A note about this other book I'm reading at the same time "Rich Dad, Poor Dad": Something about the methods to striking it rich that are described in the book strikes a bad chord with me. His methods seem sound and reasonable, and at first I was a most enthusiastic reader, thinking about buying mutual funds and all, but as I kept reading, I started to feel like something was wrong with some of his methods.

It took me a while to pinpoint the cause of my unease, but when he started raving about corporations, it hit me: it's exploitation. He's bragging about dooping people and ripping them off, and how you can make so much money by playing with corporations. How you can avoid taxes by spending as much of your asset-generated money as possible on fancy cars and dinners and vacations to Bali before taxes. And I really dislike the way he makes "hard-working professionals" and in particular, his own father ("poor dad") out to be idiots. It's awful. This is a major problem with our society, that there are people like him who think as long as your technically sticking to the rules- paying close attention to the wording so you can make loopholes- then what you're doing is perfectly okay, morally, and your winnings are justly obtained. He has good points, like the importance of differentiating between assets and liabilities, and everything he says makes sense, but is it enough to be technically true?

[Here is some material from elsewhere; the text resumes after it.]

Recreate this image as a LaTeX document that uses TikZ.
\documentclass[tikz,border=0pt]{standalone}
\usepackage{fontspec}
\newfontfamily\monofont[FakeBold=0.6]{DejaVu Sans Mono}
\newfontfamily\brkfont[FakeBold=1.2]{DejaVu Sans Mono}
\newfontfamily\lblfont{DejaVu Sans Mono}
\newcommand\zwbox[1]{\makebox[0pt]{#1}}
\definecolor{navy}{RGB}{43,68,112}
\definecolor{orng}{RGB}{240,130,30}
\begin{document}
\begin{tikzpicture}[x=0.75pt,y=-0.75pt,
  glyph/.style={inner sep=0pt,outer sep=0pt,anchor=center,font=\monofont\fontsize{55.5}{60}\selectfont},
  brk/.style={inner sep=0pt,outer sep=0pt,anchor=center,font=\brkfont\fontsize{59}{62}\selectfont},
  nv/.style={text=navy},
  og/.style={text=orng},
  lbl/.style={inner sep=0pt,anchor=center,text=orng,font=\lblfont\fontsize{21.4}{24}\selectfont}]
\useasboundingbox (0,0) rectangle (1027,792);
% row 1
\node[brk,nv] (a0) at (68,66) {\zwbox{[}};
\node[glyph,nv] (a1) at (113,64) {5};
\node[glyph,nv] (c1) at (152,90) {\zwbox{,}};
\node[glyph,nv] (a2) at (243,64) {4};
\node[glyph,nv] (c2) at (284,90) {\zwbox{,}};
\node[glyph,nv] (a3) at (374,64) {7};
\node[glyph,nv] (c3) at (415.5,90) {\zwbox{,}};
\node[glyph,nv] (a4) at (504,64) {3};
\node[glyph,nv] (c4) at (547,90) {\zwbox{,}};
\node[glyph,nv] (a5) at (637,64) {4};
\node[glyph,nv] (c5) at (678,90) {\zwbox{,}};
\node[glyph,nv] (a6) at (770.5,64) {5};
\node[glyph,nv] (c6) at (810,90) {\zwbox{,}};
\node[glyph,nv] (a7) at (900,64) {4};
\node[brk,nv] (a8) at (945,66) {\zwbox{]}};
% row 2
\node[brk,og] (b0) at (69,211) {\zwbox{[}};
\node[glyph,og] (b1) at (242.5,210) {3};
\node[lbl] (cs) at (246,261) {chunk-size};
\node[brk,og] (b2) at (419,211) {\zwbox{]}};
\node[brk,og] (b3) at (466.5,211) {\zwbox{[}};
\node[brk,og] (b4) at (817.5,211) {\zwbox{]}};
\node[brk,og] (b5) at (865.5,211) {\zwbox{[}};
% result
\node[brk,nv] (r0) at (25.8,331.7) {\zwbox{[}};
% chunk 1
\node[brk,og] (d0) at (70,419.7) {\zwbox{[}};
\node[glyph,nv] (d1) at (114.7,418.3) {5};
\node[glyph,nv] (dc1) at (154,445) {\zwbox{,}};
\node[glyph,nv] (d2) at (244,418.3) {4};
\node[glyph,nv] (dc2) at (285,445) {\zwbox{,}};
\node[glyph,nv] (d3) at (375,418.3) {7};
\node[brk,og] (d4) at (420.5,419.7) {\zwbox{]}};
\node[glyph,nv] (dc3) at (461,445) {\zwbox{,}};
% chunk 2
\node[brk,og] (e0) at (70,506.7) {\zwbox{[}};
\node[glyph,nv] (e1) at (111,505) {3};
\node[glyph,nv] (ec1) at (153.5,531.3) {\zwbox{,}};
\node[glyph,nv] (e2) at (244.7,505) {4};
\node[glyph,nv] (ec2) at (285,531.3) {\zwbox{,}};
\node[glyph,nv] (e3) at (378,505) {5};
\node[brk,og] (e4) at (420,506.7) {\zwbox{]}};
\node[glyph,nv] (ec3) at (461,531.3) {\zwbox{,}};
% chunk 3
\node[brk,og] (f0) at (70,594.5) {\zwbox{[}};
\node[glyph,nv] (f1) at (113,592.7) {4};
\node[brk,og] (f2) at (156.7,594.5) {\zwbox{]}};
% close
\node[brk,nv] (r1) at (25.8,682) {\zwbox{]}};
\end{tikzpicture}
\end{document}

Oh, and today, I found myself flossing at the bookstore. I happened to have a little tooth-shaped container of dental floss in my backpack, and after eating an apple and a nectarine, I really, really needed to floss. I suppose I could've gone to the bathroom and done it in private. At any rate, Jess, I wish you were there to see it. It was a defining moment in my tooth-care career.

1 comment:

Jess said...

I think you're thinking of "ennervate"? Which maybe is sorta the opposite of "denervate" (to remove nerve supply).

My girl, she makes me proud. I wish my floss came in a little toot-shaped container (or a giant one)! Fleshy fruit really can do that to ya.